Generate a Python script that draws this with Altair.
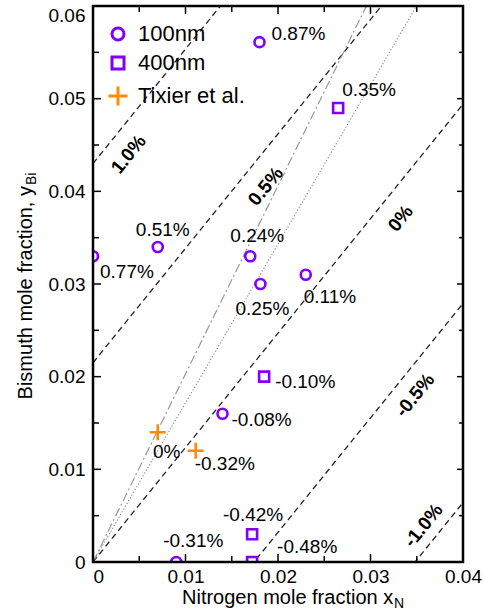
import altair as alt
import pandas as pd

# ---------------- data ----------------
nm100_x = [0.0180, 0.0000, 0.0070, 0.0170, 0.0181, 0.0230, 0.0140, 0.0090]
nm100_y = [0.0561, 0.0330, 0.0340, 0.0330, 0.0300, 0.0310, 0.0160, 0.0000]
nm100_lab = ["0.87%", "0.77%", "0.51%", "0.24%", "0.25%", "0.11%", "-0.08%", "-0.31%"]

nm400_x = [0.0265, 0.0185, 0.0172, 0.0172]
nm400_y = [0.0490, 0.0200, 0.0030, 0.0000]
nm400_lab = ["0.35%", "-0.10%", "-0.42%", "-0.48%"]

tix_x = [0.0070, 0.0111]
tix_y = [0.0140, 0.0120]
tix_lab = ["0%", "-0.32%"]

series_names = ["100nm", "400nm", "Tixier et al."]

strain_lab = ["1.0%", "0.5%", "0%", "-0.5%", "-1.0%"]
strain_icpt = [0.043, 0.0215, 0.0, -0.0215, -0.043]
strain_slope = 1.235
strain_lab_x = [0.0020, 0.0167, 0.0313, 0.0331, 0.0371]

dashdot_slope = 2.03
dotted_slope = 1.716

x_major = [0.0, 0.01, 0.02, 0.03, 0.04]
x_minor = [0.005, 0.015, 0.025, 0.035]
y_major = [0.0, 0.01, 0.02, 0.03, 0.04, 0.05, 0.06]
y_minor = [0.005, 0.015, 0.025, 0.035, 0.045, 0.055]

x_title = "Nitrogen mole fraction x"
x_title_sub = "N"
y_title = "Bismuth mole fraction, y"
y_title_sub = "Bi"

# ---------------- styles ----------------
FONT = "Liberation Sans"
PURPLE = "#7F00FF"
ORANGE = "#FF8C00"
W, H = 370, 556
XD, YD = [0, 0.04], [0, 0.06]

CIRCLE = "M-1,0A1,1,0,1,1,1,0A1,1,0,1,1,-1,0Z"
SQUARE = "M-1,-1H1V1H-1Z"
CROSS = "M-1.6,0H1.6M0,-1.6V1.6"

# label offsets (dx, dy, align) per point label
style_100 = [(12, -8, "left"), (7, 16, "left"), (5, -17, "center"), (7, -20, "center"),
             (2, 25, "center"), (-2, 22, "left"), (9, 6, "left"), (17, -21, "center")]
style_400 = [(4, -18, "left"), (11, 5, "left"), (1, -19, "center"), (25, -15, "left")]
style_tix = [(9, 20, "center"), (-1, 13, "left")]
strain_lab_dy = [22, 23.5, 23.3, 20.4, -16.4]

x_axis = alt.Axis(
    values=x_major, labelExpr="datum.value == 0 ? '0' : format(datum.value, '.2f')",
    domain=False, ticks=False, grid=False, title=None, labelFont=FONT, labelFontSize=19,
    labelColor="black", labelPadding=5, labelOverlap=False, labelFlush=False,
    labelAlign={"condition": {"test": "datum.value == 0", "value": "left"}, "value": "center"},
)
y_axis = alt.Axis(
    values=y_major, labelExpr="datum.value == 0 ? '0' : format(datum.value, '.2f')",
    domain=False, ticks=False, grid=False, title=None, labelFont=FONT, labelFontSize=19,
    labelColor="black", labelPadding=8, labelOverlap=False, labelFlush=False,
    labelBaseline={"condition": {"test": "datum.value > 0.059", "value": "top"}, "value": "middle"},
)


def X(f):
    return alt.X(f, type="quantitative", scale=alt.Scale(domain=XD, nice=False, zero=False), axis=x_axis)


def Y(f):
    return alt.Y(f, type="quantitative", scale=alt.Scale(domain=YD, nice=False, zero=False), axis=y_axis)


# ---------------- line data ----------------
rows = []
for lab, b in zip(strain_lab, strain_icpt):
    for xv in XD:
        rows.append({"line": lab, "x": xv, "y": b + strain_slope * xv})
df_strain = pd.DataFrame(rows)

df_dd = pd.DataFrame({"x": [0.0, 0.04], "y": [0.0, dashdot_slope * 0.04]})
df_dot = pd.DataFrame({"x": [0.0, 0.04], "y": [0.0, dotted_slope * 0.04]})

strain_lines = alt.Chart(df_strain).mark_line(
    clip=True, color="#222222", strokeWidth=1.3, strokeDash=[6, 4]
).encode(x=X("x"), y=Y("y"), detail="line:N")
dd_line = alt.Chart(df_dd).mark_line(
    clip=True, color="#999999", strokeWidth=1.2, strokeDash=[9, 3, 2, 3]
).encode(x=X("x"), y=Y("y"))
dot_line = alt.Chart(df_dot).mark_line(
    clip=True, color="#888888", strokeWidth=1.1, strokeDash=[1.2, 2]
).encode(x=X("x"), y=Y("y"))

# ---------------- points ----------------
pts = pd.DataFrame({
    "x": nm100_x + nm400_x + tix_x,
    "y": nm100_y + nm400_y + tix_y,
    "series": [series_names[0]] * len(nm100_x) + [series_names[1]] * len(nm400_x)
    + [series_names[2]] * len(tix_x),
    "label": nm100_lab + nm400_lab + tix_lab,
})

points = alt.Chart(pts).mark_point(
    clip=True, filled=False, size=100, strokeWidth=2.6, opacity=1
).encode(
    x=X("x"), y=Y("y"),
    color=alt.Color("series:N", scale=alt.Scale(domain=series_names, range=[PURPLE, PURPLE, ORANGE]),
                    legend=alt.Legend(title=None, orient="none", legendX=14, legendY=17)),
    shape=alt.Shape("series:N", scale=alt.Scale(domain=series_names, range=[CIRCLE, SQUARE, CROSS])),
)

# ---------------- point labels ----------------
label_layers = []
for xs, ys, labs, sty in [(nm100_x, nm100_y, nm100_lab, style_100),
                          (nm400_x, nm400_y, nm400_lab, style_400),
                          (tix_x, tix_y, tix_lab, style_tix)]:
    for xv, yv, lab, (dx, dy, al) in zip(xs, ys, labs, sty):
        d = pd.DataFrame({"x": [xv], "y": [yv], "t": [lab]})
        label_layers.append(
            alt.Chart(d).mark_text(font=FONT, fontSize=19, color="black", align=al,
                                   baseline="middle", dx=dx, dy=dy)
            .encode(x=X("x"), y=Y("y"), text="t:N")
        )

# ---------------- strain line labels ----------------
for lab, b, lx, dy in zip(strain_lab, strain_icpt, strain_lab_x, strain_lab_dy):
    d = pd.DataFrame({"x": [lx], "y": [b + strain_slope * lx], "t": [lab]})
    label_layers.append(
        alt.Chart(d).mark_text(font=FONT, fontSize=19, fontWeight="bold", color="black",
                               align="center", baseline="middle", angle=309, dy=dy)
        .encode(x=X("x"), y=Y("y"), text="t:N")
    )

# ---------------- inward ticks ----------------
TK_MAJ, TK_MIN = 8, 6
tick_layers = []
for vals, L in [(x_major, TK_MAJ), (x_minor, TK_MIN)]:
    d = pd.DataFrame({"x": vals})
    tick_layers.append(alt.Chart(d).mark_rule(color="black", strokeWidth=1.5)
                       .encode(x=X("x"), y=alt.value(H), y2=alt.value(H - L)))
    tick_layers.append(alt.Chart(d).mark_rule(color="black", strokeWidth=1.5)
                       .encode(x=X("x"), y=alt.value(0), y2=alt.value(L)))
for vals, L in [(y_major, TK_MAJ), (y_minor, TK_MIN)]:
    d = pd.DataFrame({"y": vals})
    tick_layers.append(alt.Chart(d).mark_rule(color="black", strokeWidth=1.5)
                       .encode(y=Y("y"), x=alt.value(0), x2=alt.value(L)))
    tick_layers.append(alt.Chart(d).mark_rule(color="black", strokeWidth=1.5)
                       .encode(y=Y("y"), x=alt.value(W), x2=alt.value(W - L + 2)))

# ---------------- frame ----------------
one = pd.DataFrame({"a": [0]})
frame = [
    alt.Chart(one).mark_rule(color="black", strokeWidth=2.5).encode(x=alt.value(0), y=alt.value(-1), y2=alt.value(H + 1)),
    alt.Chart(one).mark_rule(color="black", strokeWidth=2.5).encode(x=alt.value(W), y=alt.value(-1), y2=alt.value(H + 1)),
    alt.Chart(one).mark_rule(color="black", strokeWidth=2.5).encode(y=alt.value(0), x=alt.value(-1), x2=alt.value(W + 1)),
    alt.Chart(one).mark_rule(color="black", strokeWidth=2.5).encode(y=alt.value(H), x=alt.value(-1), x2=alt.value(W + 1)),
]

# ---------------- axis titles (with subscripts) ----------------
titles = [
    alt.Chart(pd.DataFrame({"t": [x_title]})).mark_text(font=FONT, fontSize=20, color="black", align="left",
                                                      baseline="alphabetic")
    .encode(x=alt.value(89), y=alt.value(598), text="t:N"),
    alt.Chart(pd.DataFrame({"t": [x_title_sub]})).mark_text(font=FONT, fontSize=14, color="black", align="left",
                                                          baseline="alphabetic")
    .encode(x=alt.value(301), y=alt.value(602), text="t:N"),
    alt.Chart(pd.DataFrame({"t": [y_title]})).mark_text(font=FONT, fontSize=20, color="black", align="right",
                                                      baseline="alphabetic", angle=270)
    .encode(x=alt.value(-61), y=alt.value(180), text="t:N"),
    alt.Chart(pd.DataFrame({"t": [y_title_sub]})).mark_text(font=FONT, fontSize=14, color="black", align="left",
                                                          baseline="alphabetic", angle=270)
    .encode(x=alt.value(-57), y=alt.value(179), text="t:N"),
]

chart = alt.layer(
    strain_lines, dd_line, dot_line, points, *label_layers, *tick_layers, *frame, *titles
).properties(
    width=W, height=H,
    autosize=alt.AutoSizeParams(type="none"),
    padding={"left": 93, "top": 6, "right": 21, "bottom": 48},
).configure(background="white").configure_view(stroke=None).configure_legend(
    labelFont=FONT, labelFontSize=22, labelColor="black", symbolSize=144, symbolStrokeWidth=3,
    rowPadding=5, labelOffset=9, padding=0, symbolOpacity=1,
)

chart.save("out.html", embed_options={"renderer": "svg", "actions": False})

════════════════

» Instruction:
Copy nothing but the lines from the first one in the listing through the line with "dotted_slope = 1.716", and omit the pictures.

» Answer to this task:
Generate a Python script that draws this with Altair.
import altair as alt
import pandas as pd

# ---------------- data ----------------
nm100_x = [0.0180, 0.0000, 0.0070, 0.0170, 0.0181, 0.0230, 0.0140, 0.0090]
nm100_y = [0.0561, 0.0330, 0.0340, 0.0330, 0.0300, 0.0310, 0.0160, 0.0000]
nm100_lab = ["0.87%", "0.77%", "0.51%", "0.24%", "0.25%", "0.11%", "-0.08%", "-0.31%"]

nm400_x = [0.0265, 0.0185, 0.0172, 0.0172]
nm400_y = [0.0490, 0.0200, 0.0030, 0.0000]
nm400_lab = ["0.35%", "-0.10%", "-0.42%", "-0.48%"]

tix_x = [0.0070, 0.0111]
tix_y = [0.0140, 0.0120]
tix_lab = ["0%", "-0.32%"]

series_names = ["100nm", "400nm", "Tixier et al."]

strain_lab = ["1.0%", "0.5%", "0%", "-0.5%", "-1.0%"]
strain_icpt = [0.043, 0.0215, 0.0, -0.0215, -0.043]
strain_slope = 1.235
strain_lab_x = [0.0020, 0.0167, 0.0313, 0.0331, 0.0371]

dashdot_slope = 2.03
dotted_slope = 1.716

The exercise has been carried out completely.